**GOAL:**
Transcribe the listing that follows in full, omitting pictures.

**SUPPLIED MATERIAL:**

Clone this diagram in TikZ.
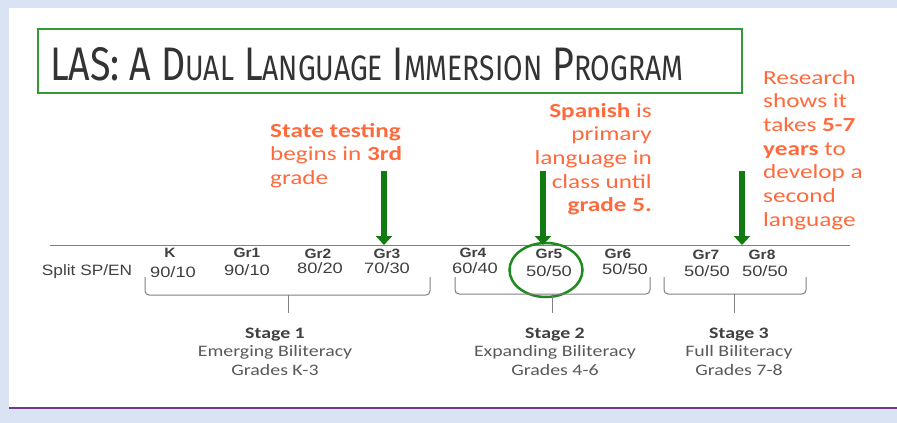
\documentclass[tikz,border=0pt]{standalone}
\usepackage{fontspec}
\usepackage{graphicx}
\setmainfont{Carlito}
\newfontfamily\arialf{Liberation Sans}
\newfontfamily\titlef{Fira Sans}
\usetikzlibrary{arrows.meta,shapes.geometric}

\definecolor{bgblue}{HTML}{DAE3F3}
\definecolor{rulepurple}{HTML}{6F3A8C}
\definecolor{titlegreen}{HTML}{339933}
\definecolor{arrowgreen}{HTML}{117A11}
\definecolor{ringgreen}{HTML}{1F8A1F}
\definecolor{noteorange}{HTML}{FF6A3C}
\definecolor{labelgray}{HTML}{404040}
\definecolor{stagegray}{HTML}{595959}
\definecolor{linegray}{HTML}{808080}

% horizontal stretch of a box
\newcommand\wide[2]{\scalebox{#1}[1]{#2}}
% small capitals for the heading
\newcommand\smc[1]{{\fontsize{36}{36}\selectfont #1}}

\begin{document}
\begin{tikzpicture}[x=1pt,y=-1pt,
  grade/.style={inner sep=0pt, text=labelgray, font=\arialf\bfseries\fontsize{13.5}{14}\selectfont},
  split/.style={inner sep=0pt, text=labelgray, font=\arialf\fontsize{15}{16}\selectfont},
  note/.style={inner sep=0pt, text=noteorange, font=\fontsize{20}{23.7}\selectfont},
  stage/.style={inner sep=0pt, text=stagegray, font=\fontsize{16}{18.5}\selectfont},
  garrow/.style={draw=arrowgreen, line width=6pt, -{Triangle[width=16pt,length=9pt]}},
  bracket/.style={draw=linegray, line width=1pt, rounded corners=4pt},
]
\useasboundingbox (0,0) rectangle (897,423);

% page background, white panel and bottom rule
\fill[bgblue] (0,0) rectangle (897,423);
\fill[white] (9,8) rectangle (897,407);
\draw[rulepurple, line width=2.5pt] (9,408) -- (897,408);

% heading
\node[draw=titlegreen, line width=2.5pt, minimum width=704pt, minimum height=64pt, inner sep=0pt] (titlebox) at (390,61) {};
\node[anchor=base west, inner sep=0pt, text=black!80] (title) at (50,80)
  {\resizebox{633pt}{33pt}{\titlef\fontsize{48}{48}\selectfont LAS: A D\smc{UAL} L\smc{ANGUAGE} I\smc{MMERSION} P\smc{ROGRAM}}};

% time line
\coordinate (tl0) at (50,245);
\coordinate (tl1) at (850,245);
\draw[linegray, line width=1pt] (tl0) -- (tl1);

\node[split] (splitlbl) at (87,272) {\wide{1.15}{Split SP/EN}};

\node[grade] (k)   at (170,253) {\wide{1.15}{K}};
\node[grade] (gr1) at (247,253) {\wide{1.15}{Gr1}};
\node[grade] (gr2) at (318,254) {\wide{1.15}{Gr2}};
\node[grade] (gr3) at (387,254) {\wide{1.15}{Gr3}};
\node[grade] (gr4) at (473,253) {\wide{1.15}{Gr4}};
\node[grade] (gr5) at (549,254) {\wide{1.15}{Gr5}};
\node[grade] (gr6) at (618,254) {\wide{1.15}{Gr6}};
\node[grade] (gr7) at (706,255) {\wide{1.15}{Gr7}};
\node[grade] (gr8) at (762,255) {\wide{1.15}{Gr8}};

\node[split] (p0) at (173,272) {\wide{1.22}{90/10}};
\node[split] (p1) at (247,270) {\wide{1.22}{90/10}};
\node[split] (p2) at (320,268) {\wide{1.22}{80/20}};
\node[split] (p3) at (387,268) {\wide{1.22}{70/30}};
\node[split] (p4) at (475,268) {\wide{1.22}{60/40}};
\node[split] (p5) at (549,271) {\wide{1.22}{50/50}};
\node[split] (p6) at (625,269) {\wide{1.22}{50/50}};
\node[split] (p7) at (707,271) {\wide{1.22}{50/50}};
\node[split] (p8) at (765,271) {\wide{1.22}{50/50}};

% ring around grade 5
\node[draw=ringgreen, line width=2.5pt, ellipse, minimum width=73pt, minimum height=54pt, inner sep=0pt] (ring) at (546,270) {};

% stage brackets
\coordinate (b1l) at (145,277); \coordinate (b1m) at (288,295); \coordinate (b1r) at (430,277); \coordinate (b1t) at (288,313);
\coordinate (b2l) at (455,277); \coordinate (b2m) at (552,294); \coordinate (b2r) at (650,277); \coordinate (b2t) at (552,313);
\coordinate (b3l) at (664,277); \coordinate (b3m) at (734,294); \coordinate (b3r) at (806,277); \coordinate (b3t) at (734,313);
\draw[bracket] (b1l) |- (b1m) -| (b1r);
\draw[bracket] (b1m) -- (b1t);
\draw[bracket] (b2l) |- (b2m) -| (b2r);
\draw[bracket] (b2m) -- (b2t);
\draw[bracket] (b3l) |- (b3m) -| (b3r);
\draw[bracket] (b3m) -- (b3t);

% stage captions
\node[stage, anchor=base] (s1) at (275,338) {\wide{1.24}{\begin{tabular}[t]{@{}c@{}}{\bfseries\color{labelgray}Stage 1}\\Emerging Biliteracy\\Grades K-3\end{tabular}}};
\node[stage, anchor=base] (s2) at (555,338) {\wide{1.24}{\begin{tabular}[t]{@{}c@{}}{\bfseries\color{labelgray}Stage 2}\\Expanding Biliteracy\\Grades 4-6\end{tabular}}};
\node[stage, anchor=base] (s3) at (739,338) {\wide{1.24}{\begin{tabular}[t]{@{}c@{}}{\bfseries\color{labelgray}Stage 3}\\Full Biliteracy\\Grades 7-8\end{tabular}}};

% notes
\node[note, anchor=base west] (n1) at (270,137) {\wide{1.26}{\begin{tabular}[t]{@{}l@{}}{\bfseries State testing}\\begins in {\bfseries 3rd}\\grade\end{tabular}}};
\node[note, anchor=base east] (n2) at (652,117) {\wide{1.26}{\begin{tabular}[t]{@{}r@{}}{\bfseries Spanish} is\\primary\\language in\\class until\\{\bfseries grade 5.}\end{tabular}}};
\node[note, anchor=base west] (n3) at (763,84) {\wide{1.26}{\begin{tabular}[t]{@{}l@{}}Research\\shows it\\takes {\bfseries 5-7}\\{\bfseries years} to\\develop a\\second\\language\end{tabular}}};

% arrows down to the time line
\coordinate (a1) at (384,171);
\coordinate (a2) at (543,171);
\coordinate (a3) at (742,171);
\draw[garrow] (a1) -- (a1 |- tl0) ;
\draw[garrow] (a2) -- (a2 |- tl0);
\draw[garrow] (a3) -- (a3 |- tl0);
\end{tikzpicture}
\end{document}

**ANSWER BELOW:**
Clone this diagram in TikZ.
\documentclass[tikz,border=0pt]{standalone}
\usepackage{fontspec}
\usepackage{graphicx}
\setmainfont{Carlito}
\newfontfamily\arialf{Liberation Sans}
\newfontfamily\titlef{Fira Sans}
\usetikzlibrary{arrows.meta,shapes.geometric}

\definecolor{bgblue}{HTML}{DAE3F3}
\definecolor{rulepurple}{HTML}{6F3A8C}
\definecolor{titlegreen}{HTML}{339933}
\definecolor{arrowgreen}{HTML}{117A11}
\definecolor{ringgreen}{HTML}{1F8A1F}
\definecolor{noteorange}{HTML}{FF6A3C}
\definecolor{labelgray}{HTML}{404040}
\definecolor{stagegray}{HTML}{595959}
\definecolor{linegray}{HTML}{808080}

% horizontal stretch of a box
\newcommand\wide[2]{\scalebox{#1}[1]{#2}}
% small capitals for the heading
\newcommand\smc[1]{{\fontsize{36}{36}\selectfont #1}}

\begin{document}
\begin{tikzpicture}[x=1pt,y=-1pt,
  grade/.style={inner sep=0pt, text=labelgray, font=\arialf\bfseries\fontsize{13.5}{14}\selectfont},
  split/.style={inner sep=0pt, text=labelgray, font=\arialf\fontsize{15}{16}\selectfont},
  note/.style={inner sep=0pt, text=noteorange, font=\fontsize{20}{23.7}\selectfont},
  stage/.style={inner sep=0pt, text=stagegray, font=\fontsize{16}{18.5}\selectfont},
  garrow/.style={draw=arrowgreen, line width=6pt, -{Triangle[width=16pt,length=9pt]}},
  bracket/.style={draw=linegray, line width=1pt, rounded corners=4pt},
]
\useasboundingbox (0,0) rectangle (897,423);

% page background, white panel and bottom rule
\fill[bgblue] (0,0) rectangle (897,423);
\fill[white] (9,8) rectangle (897,407);
\draw[rulepurple, line width=2.5pt] (9,408) -- (897,408);

% heading
\node[draw=titlegreen, line width=2.5pt, minimum width=704pt, minimum height=64pt, inner sep=0pt] (titlebox) at (390,61) {};
\node[anchor=base west, inner sep=0pt, text=black!80] (title) at (50,80)
  {\resizebox{633pt}{33pt}{\titlef\fontsize{48}{48}\selectfont LAS: A D\smc{UAL} L\smc{ANGUAGE} I\smc{MMERSION} P\smc{ROGRAM}}};

% time line
\coordinate (tl0) at (50,245);
\coordinate (tl1) at (850,245);
\draw[linegray, line width=1pt] (tl0) -- (tl1);

\node[split] (splitlbl) at (87,272) {\wide{1.15}{Split SP/EN}};

\node[grade] (k)   at (170,253) {\wide{1.15}{K}};
\node[grade] (gr1) at (247,253) {\wide{1.15}{Gr1}};
\node[grade] (gr2) at (318,254) {\wide{1.15}{Gr2}};
\node[grade] (gr3) at (387,254) {\wide{1.15}{Gr3}};
\node[grade] (gr4) at (473,253) {\wide{1.15}{Gr4}};
\node[grade] (gr5) at (549,254) {\wide{1.15}{Gr5}};
\node[grade] (gr6) at (618,254) {\wide{1.15}{Gr6}};
\node[grade] (gr7) at (706,255) {\wide{1.15}{Gr7}};
\node[grade] (gr8) at (762,255) {\wide{1.15}{Gr8}};

\node[split] (p0) at (173,272) {\wide{1.22}{90/10}};
\node[split] (p1) at (247,270) {\wide{1.22}{90/10}};
\node[split] (p2) at (320,268) {\wide{1.22}{80/20}};
\node[split] (p3) at (387,268) {\wide{1.22}{70/30}};
\node[split] (p4) at (475,268) {\wide{1.22}{60/40}};
\node[split] (p5) at (549,271) {\wide{1.22}{50/50}};
\node[split] (p6) at (625,269) {\wide{1.22}{50/50}};
\node[split] (p7) at (707,271) {\wide{1.22}{50/50}};
\node[split] (p8) at (765,271) {\wide{1.22}{50/50}};

% ring around grade 5
\node[draw=ringgreen, line width=2.5pt, ellipse, minimum width=73pt, minimum height=54pt, inner sep=0pt] (ring) at (546,270) {};

% stage brackets
\coordinate (b1l) at (145,277); \coordinate (b1m) at (288,295); \coordinate (b1r) at (430,277); \coordinate (b1t) at (288,313);
\coordinate (b2l) at (455,277); \coordinate (b2m) at (552,294); \coordinate (b2r) at (650,277); \coordinate (b2t) at (552,313);
\coordinate (b3l) at (664,277); \coordinate (b3m) at (734,294); \coordinate (b3r) at (806,277); \coordinate (b3t) at (734,313);
\draw[bracket] (b1l) |- (b1m) -| (b1r);
\draw[bracket] (b1m) -- (b1t);
\draw[bracket] (b2l) |- (b2m) -| (b2r);
\draw[bracket] (b2m) -- (b2t);
\draw[bracket] (b3l) |- (b3m) -| (b3r);
\draw[bracket] (b3m) -- (b3t);

% stage captions
\node[stage, anchor=base] (s1) at (275,338) {\wide{1.24}{\begin{tabular}[t]{@{}c@{}}{\bfseries\color{labelgray}Stage 1}\\Emerging Biliteracy\\Grades K-3\end{tabular}}};
\node[stage, anchor=base] (s2) at (555,338) {\wide{1.24}{\begin{tabular}[t]{@{}c@{}}{\bfseries\color{labelgray}Stage 2}\\Expanding Biliteracy\\Grades 4-6\end{tabular}}};
\node[stage, anchor=base] (s3) at (739,338) {\wide{1.24}{\begin{tabular}[t]{@{}c@{}}{\bfseries\color{labelgray}Stage 3}\\Full Biliteracy\\Grades 7-8\end{tabular}}};

% notes
\node[note, anchor=base west] (n1) at (270,137) {\wide{1.26}{\begin{tabular}[t]{@{}l@{}}{\bfseries State testing}\\begins in {\bfseries 3rd}\\grade\end{tabular}}};
\node[note, anchor=base east] (n2) at (652,117) {\wide{1.26}{\begin{tabular}[t]{@{}r@{}}{\bfseries Spanish} is\\primary\\language in\\class until\\{\bfseries grade 5.}\end{tabular}}};
\node[note, anchor=base west] (n3) at (763,84) {\wide{1.26}{\begin{tabular}[t]{@{}l@{}}Research\\shows it\\takes {\bfseries 5-7}\\{\bfseries years} to\\develop a\\second\\language\end{tabular}}};

% arrows down to the time line
\coordinate (a1) at (384,171);
\coordinate (a2) at (543,171);
\coordinate (a3) at (742,171);
\draw[garrow] (a1) -- (a1 |- tl0) ;
\draw[garrow] (a2) -- (a2 |- tl0);
\draw[garrow] (a3) -- (a3 |- tl0);
\end{tikzpicture}
\end{document}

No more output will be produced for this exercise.